Я нервен. Сызмальства я боялся одиночества, потемок, крови. Годы и судебная практика закалили меня, но и ожесточили. Я присмотрелся ко всяким страхам и научился дешево ценить человеческую жизнь – слабую искру, погасающую от первой несчастной случайности. В самом преступлении я боялся одного: что застану Евгению еще не спящей и тогда не посмею напасть на нее. Евгения должна была умереть, не ведая, что я негодяй, продолжая верить в меня, как при жизни: один взгляд разочарования в ее честных глазах, – и моя рука не поднялась бы на нее, я почувствовал бы себя ее рабом.
IV
Я кончил роббер за почетным столом и передал место мировому судье Сабурову, а сам присоединился к кружку молодежи. В комнатах было жарко; темный осенний вечер заманчиво глядел из сада в окно. Вера предложила гостям прогуляться немного. Сад у Арсеньевых громадный, тенистый и темный. Я шел сзади всей компании под руку с Верой; она весело болтала со мной и еще одним молодым человеком, нотариусом Динашевым. Он остался без пары и шел рядом. Так мы добрались до крайней аллеи сада, протянутой вдоль берега Твы; здесь, у купальни, качался на волнах маленький ялик – забава Веры. Я почувствовал легкий толчок… сердце мое забилось: Вера дала мне сигнал действовать. Я нарочно споткнулся.
– Какой вы неловкий, Валерьян Антонович! – досадливо заметила Вера, – с вами невозможно идти… M-r Динашев! дайте мне вашу руку!

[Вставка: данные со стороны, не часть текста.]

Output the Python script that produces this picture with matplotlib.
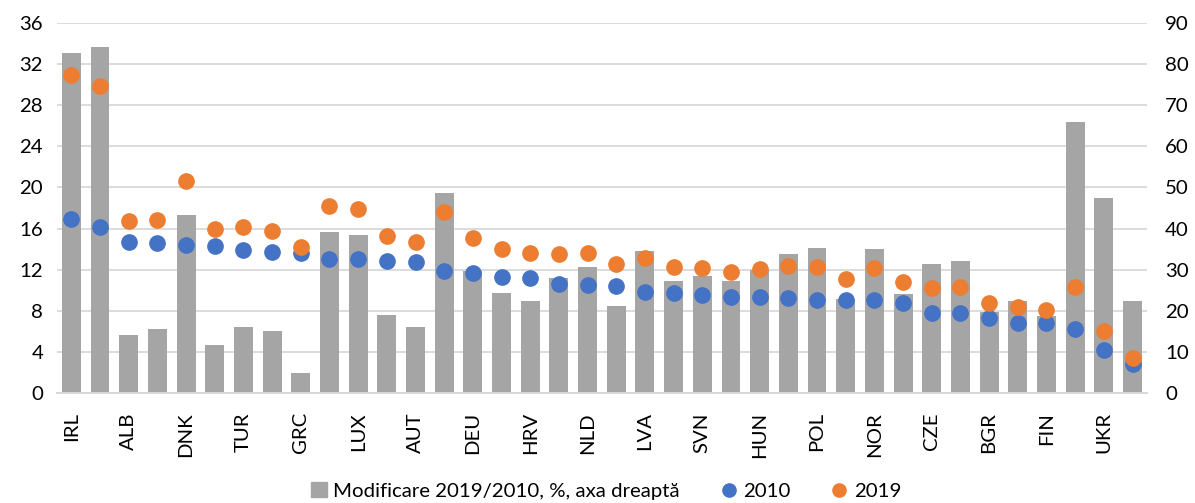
import matplotlib

matplotlib.use("Agg")
import matplotlib.pyplot as plt
from matplotlib.lines import Line2D
from matplotlib.patches import Patch

plt.rcParams["font.family"] = ["Lato", "DejaVu Sans"]

countries = [
    "IRL", "LTU", "ALB", "MKD", "DNK", "SRB", "TUR", "MNE", "GRC", "EST",
    "LUX", "BIH", "AUT", "ISL", "DEU", "ROU", "HRV", "ITA", "NLD", "SVK",
    "LVA", "MDA", "SVN", "BEL", "HUN", "CHE", "POL", "FRA", "NOR", "ESP",
    "CZE", "PRT", "BGR", "SWE", "FIN", "ARM", "UKR", "GEO",
]
# change 2019/2010, %, right axis
change = [
    82.8, 84.2, 14.1, 15.4, 43.3, 11.6, 16.1, 15.0, 4.7, 39.2,
    38.4, 18.9, 15.9, 48.7, 29.7, 24.4, 22.3, 27.9, 30.6, 21.1,
    34.5, 27.1, 28.4, 27.2, 29.9, 33.7, 35.3, 22.8, 35.0, 24.1,
    31.3, 32.0, 19.7, 22.3, 18.7, 65.9, 47.4, 22.3,
]
v2010 = [
    16.93, 16.18, 14.66, 14.56, 14.37, 14.30, 13.91, 13.68, 13.58, 13.06,
    13.00, 12.87, 12.71, 11.83, 11.64, 11.25, 11.15, 10.57, 10.47, 10.40,
    9.79, 9.69, 9.49, 9.30, 9.30, 9.26, 9.04, 9.04, 9.04, 8.74,
    7.80, 7.80, 7.28, 6.83, 6.83, 6.21, 4.13, 2.77,
]
v2019 = [
    30.93, 29.86, 16.73, 16.83, 20.63, 15.98, 16.15, 15.76, 14.20, 18.20,
    17.93, 15.27, 14.72, 17.58, 15.08, 14.04, 13.58, 13.52, 13.65, 12.57,
    13.16, 12.28, 12.15, 11.79, 12.06, 12.35, 12.22, 11.08, 12.18, 10.79,
    10.23, 10.30, 8.74, 8.38, 8.06, 10.33, 6.04, 3.41,
]

BAR = "#A5A5A5"
BLUE = "#4472C4"
ORANGE = "#ED7D31"
GRID = "#D9D9D9"

fig = plt.figure(figsize=(11.95, 5.03), dpi=100)
ax = fig.add_axes([0.0477, 0.2193, 0.912, 0.7344])
ax2 = ax.twinx()

x = list(range(len(countries)))

ax2.bar(x, change, width=0.66, color=BAR, zorder=2)
ax2.set_ylim(0, 90)
ax2.set_yticks(range(0, 91, 10))

ax.set_zorder(ax2.get_zorder() + 1)
ax.patch.set_visible(False)
ax.plot(x, v2010, "o", color=BLUE, markersize=11, zorder=3)
ax.plot(x, v2019, "o", color=ORANGE, markersize=11, zorder=4)
ax.set_ylim(0, 36)
ax.set_yticks(range(0, 37, 4))
ax.set_xlim(-0.5, len(countries) - 0.5)
ax.set_xticks(x[::2])
ax.set_xticklabels(countries[::2], rotation=90)

# gridlines drawn on the bar axis so they sit behind the bars
for y in range(10, 91, 10):
    ax2.axhline(y, color=GRID, linewidth=1.3, zorder=0)

for a in (ax, ax2):
    for side in ("top", "left", "right"):
        a.spines[side].set_visible(False)
    a.spines["bottom"].set_color(GRID)
    a.spines["bottom"].set_linewidth(1.3)
    a.tick_params(length=0, labelsize=14.7, colors="#000000")
ax.tick_params(axis="y", pad=10)
ax2.tick_params(axis="y", pad=13)
ax.tick_params(axis="x", pad=14)

handles = [
    Patch(color=BAR, label="Modificare 2019/2010, %, axa dreaptă"),
    Line2D([], [], marker="o", linestyle="", color=BLUE, markersize=9.5, label="2010"),
    Line2D([], [], marker="o", linestyle="", color=ORANGE, markersize=9.5, label="2019"),
]
fig.legend(handles=handles, loc="lower center", bbox_to_anchor=(0.507, -0.03), ncol=3,
           frameon=False, fontsize=14.7, handlelength=0.8, handletextpad=0.3, columnspacing=2.0)

fig.savefig("out.png", dpi=100)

Я понемногу отстал. Вот они повернули внутрь сада к цветнику и исчезли за кустами. Я быстро сел в ялик и оттолкнул его от купальни. Преступление началось. Теперь у меня не было ни сомнения, ни боязни. Лишь бы скорее! скорее! скорее! В два взмаха весел я достиг своего пустыря. Было очень темно, но я не сделал и десяти шагов, как наткнулся на храпевшего Вавилу. Пьяница спал как убитый. Я снял с него сапоги, переобулся и разделся, оставив на себе одну фуфайку. Затем поднял бесчувственного Вавилу за плечи и перетащил его в ялик, где и оставил вместе со своею одеждой. Проникнуть незаметно в свой дом мне ничего не стоило: вспомните пожарную лестницу и отвинченную задвижку венецианского окна.
Евгения приняла на ночь бромистый кали – я сам советовал ей это. На ее здоровую, непривычную к лекарствам натуру бром подействовал сильно; отворяя окно, я немного нашумел, но Евгения и не пошевельнулась. Тогда я подкрался к кровати. Я недаром изучал когда-то судебную медицину и присутствовал при десятках вскрытий: Евгения умерла моментально, без мучений; от сна она прямо перешла в объятия смерти. Я стоял над ее телом, пока не убедился, что она мертва. Потом я забрал ценные вещи с ночного столика, снял с покойницы серьги и кольца и вылез обратно в окно. Орудие убийства – стамеску – я по дороге бросил в цветник.